Balance Sheet Projections: A Cornerstone of Financial Forecasting

The financial health of a business hinges on its ability to predict and manage its future financial position. While historical data provides valuable insights, true financial foresight comes from crafting accurate balance sheet projections. This document serves as a roadmap, outlining a company’s anticipated assets, liabilities, and shareholders’ equity at a designated future date. By meticulously constructing balance sheet projections, businesses gain a comprehensive understanding of their financial trajectory, empowering them to make informed strategic decisions.


The Significance of Balance Sheet Projections


Balance sheet projections transcend mere number-crunching. They offer a strategic advantage in a dynamic financial landscape. Here’s how:

  • Enhanced Decision-Making: Projections illuminate the potential impact of various financial scenarios on the company’s balance sheet. This empowers leadership to make well-informed decisions regarding investments, financing strategies, and dividend payouts.
  • Improved Liquidity: By forecasting future working capital needs, projections enable businesses to proactively manage their cash flow. This ensures sufficient liquidity to meet operational demands and prevent financial shortfalls.
  • Risk Mitigation: Identifying potential imbalances in the future balance sheet allows businesses to implement risk mitigation strategies. This could involve securing additional financing or adjusting inventory levels to safeguard the company’s financial stability.
  • Communication with Stakeholders: Balance sheet projections serve as a powerful communication tool for investors, creditors, and potential lenders. They demonstrate a company’s financial acumen and instill confidence in its future growth prospects.


3 Basic Components of a Balance Sheet


Before creating balance sheet projections, it is important to understand its components.


1. Assets


These are resources owned by the business that are expected to bring future economic benefits. Assets are classified as current assets (which can be converted into cash within a year) and non-current assets (long-term investments, property, plant, and equipment).


2. Liabilities


These are obligations that the business needs to settle in the future. Liabilities are also split into current liabilities (due within a year) and long-term liabilities.


3. Equity


Also known as shareholder’s equity, this represents the owners’ claims after all liabilities have been settled.


Creating Balance Sheet Projections: A Step-by-Step Guide


Developing dependable balance sheet projections necessitates a structured approach. Here’s a breakdown of the key steps involved.


1. Historical Data Collection


The foundation of any sound projection lies in historical financial statements. Compile past balance sheets and income statements to identify trends and establish a baseline for forecasting.

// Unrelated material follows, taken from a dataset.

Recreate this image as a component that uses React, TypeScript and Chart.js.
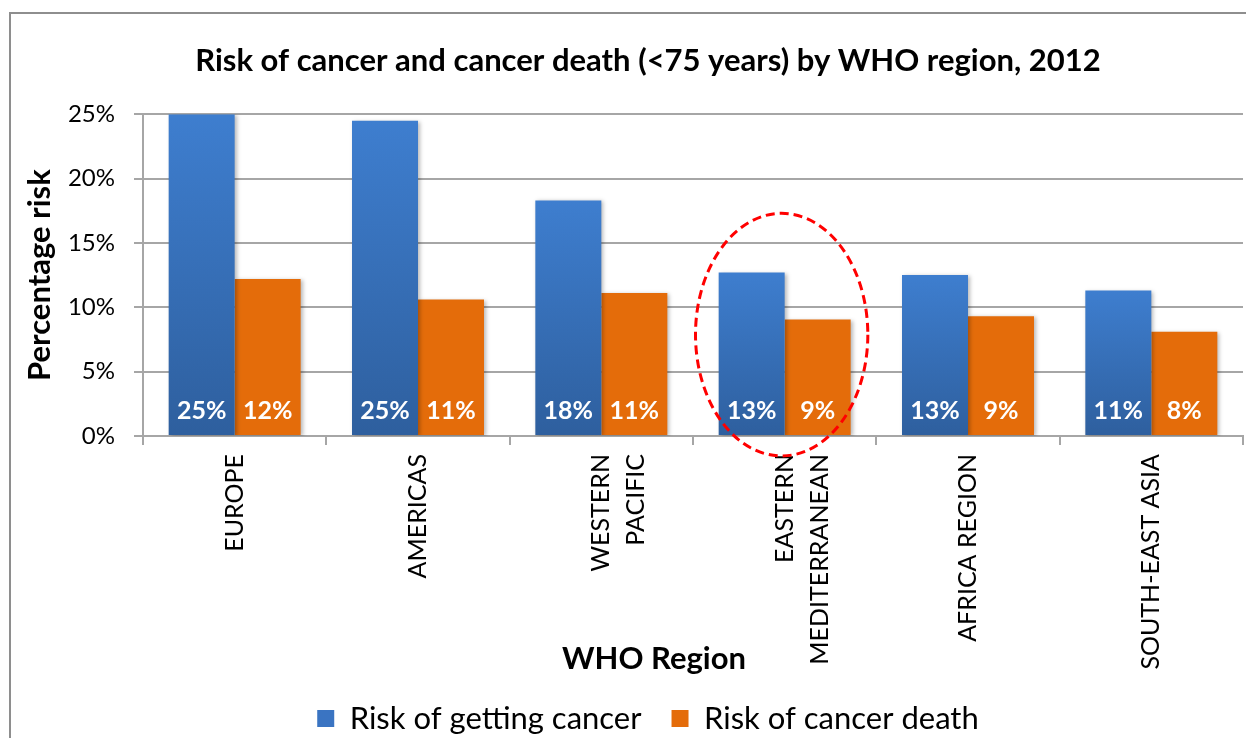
import React, { useEffect, useRef } from 'react';
import { Chart, registerables } from 'chart.js';

Chart.register(...registerables);

// ---------- data ----------
const chartTitle = 'Risk of cancer and cancer death (<75 years) by WHO region, 2012';
const yAxisTitle = 'Percentage risk';
const xAxisTitle = 'WHO Region';
const categories: (string | string[])[] = [
  'EUROPE',
  'AMERICAS',
  ['WESTERN', 'PACIFIC'],
  ['EASTERN', 'MEDITERRANEAN'],
  'AFRICA REGION',
  'SOUTH-EAST ASIA',
];
const seriesNames = ['Risk of getting cancer', 'Risk of cancer death'];
const riskGetting = [25.0, 24.5, 18.3, 12.7, 12.5, 11.3];
const riskDeath = [12.2, 10.6, 11.1, 9.05, 9.3, 8.1];
const yMin = 0;
const yMax = 25;
const yStep = 5;
const highlightIndex = 3; // EASTERN MEDITERRANEAN circled

const FONT = 'Lato';
const GRID = '#A6A6A6';
const ORANGE = '#E46C0A';
const BLUE_TOP = '#3E7ECF';
const BLUE_BOTTOM = '#2E5F9E';

const blueFill = (ctx: any) => {
  const chart = ctx.chart;
  if (ctx.type !== 'data' || !chart.chartArea || !chart.scales.y) return '#3A76C4';
  const ys = chart.scales.y;
  const top = ys.getPixelForValue(ctx.raw);
  const bot = ys.getPixelForValue(0);
  const g = chart.ctx.createLinearGradient(0, top, 0, bot);
  g.addColorStop(0, BLUE_TOP);
  g.addColorStop(1, BLUE_BOTTOM);
  return g;
};

const shadowAndLabels = {
  id: 'shadowAndLabels',
  beforeDatasetsDraw(chart: any) {
    const c = chart.ctx;
    c.save();
    c.shadowColor = 'rgba(0,0,0,0.28)';
    c.shadowBlur = 4;
    c.shadowOffsetX = 2;
    c.shadowOffsetY = 1;
  },
  afterDatasetsDraw(chart: any) {
    const c = chart.ctx;
    c.restore();
    const base = chart.scales.y.getPixelForValue(0);
    c.save();
    c.fillStyle = '#FFFFFF';
    c.font = `bold 25px ${FONT}`;
    c.textAlign = 'center';
    c.textBaseline = 'middle';
    chart.data.datasets.forEach((ds: any, di: number) => {
      const meta = chart.getDatasetMeta(di);
      meta.data.forEach((el: any, i: number) => {
        c.fillText(Math.round(ds.data[i]) + '%', el.x, base - 25);
      });
    });
    c.restore();
  },
};

const annotations = {
  id: 'annotations',
  afterDraw(chart: any) {
    const c = chart.ctx;
    const xs = chart.scales.x;
    const ys = chart.scales.y;
    // dashed ellipse around highlighted category
    const cx = xs.getPixelForValue(highlightIndex);
    const catW = xs.width / categories.length;
    const top = ys.getPixelForValue(17.3);
    const bottom = ys.getPixelForValue(-1.55);
    c.save();
    c.strokeStyle = '#FF0000';
    c.lineWidth = 3;
    c.setLineDash([9, 5]);
    c.beginPath();
    c.ellipse(cx - 3, (top + bottom) / 2, catW * 0.47, (bottom - top) / 2, 0, 0, Math.PI * 2);
    c.stroke();
    c.restore();
    // x axis title centred on chart width
    c.save();
    c.fillStyle = '#000';
    c.font = `bold 31px ${FONT}`;
    c.textAlign = 'center';
    c.textBaseline = 'middle';
    c.fillText(xAxisTitle, chart.width / 2 + 6, xs.bottom - 14);
    c.restore();
  },
};

export default function App() {
  const ref = useRef<HTMLCanvasElement | null>(null);

  useEffect(() => {
    if (!ref.current) return;
    const chart = new Chart(ref.current, {
      type: 'bar',
      data: {
        labels: categories,
        datasets: [
          {
            label: seriesNames[0],
            data: riskGetting,
            backgroundColor: blueFill,
            borderWidth: 0,
            categoryPercentage: 0.72,
            barPercentage: 1.0,
          },
          {
            label: seriesNames[1],
            data: riskDeath,
            backgroundColor: ORANGE,
            borderWidth: 0,
            categoryPercentage: 0.72,
            barPercentage: 1.0,
          },
        ],
      },
      options: {
        responsive: false,
        animation: false,
        devicePixelRatio: 1,
        layout: { padding: { left: 42, right: 42, top: 0, bottom: 0 } },
        plugins: {
          title: {
            display: true,
            text: chartTitle,
            color: '#000',
            font: { family: FONT, size: 31, weight: 'bold' },
            padding: { top: 28, bottom: 35 },
          },
          legend: {
            position: 'bottom',
            labels: {
              color: '#000',
              font: { family: FONT, size: 31 },
              boxWidth: 17,
              boxHeight: 17,
              padding: 30,
              generateLabels: (chart: any) => {
                const items = Chart.defaults.plugins.legend.labels.generateLabels(chart);
                items.forEach((it: any, i: number) => {
                  it.fillStyle = i === 0 ? '#3A74C2' : ORANGE;
                  it.strokeStyle = 'rgba(0,0,0,0)';
                  it.lineWidth = 0;
                });
                return items;
              },
            },
          },
          tooltip: { enabled: false },
        },
        scales: {
          x: {
            offset: true,
            grid: {
              offset: true,
              drawOnChartArea: false,
              drawTicks: true,
              tickLength: 9,
              color: GRID,
              lineWidth: 2,
            },
            border: { display: true, color: GRID, width: 2 },
            ticks: {
              autoSkip: false,
              maxRotation: 90,
              minRotation: 90,
              padding: 9,
              color: '#000',
              font: { family: FONT, size: 25, lineHeight: 1.4 },
            },
            afterFit: (s: any) => {
              s.height = 237;
            },
          },
          y: {
            min: yMin,
            max: yMax,
            ticks: {
              stepSize: yStep,
              padding: 19,
              color: '#000',
              font: { family: FONT, size: 24 },
              callback: (v: any) => v + '%',
            },
            grid: { color: GRID, lineWidth: 2, tickLength: 9 },
            border: { display: true, color: GRID, width: 2 },
            title: {
              display: true,
              text: yAxisTitle,
              color: '#000',
              font: { family: FONT, size: 31, weight: 'bold' },
              padding: { top: -31.6, bottom: 0 },
            },
            afterFit: (s: any) => {
              s.width = 90;
            },
          },
        },
      },
      plugins: [shadowAndLabels, annotations],
    });
    return () => chart.destroy();
  }, []);

  return (
    <div
      style={{
        position: 'fixed',
        left: 0,
        top: 0,
        width: 1246,
        height: 738,
        overflow: 'hidden',
        background: '#FFFFFF',
      }}
    >
      <div
        style={{
          position: 'absolute',
          left: 9,
          top: 12,
          width: 1274,
          height: 780,
          border: '2px solid #8E8E8E',
          background: '#FFFFFF',
        }}
      >
        <canvas
          ref={ref}
          width={1274}
          height={730}
          style={{ display: 'block', width: 1274, height: 730 }}
        />
      </div>
    </div>
  );
}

2. Sales and Revenue Projection


Sales forecasts are crucial drivers of future financial projections. Utilize market research, industry trends, and internal sales targets to estimate future sales growth.


3. Operating Expense Forecast


Projecting future expenses necessitates a careful analysis of historical cost structures. Consider factors like inflation, planned cost-saving measures, and anticipated changes in operational efficiency.


4. Estimation of Changes in Assets


Project future investments in property, plant, and equipment (PP&E), inventory levels, and accounts receivable based on anticipated sales growth and operational requirements.


5. Liabilities Forecast


Estimate future debt obligations, including loan repayments, interest expenses, and potential new borrowings. Consider planned capital expenditures and financing strategies.


6. Shareholders’ Equity Projection


This section reflects the impact of projected net income (from the income statement) and any planned dividend distributions on retained earnings.


Analyzing Balance Sheet Projections


Once the balance sheet projections are prepared, they need to be analyzed to understand their implications.


Liquidity Analysis


This involves examining the projected current ratio and quick ratio to assess the company’s ability to meet its short-term obligations.


Solvency Analysis


This includes looking at debt ratios such as the debt to equity ratio and the interest coverage ratio to evaluate the company’s long-term financial stability.


Profitability Analysis


Although primarily derived from the income statement, certain profitability insights can be gleaned from the balance sheet, such as return on assets and return on equity.


Maintaining Accuracy in Balance Sheet Projections


The accuracy of balance sheet projections hinges on several factors:

  • Market Assumptions: Underlying assumptions regarding market growth, industry trends, and economic conditions significantly impact the projections’ validity. Regularly assess the validity of these assumptions as market dynamics evolve.
  • Management Discretion: Strategic decisions regarding pricing, inventory management, and capital expenditures can significantly alter the projected financial position. Ensure projections reflect realistic management strategies.
  • Contingency Planning: Unforeseen events can disrupt financial plans. Consider developing alternative projections under various economic scenarios (upturn, downturn, or stagnant market) to enhance preparedness.




Balance sheet projections are a fundamental tool in financial planning and analysis. By forecasting the financial balances of assets, liabilities, and equity, companies can plan strategically and make informed decisions that align with their long-term goals. The process of creating and analyzing these projections is critical for maintaining a balanced approach to corporate finance and investment strategies.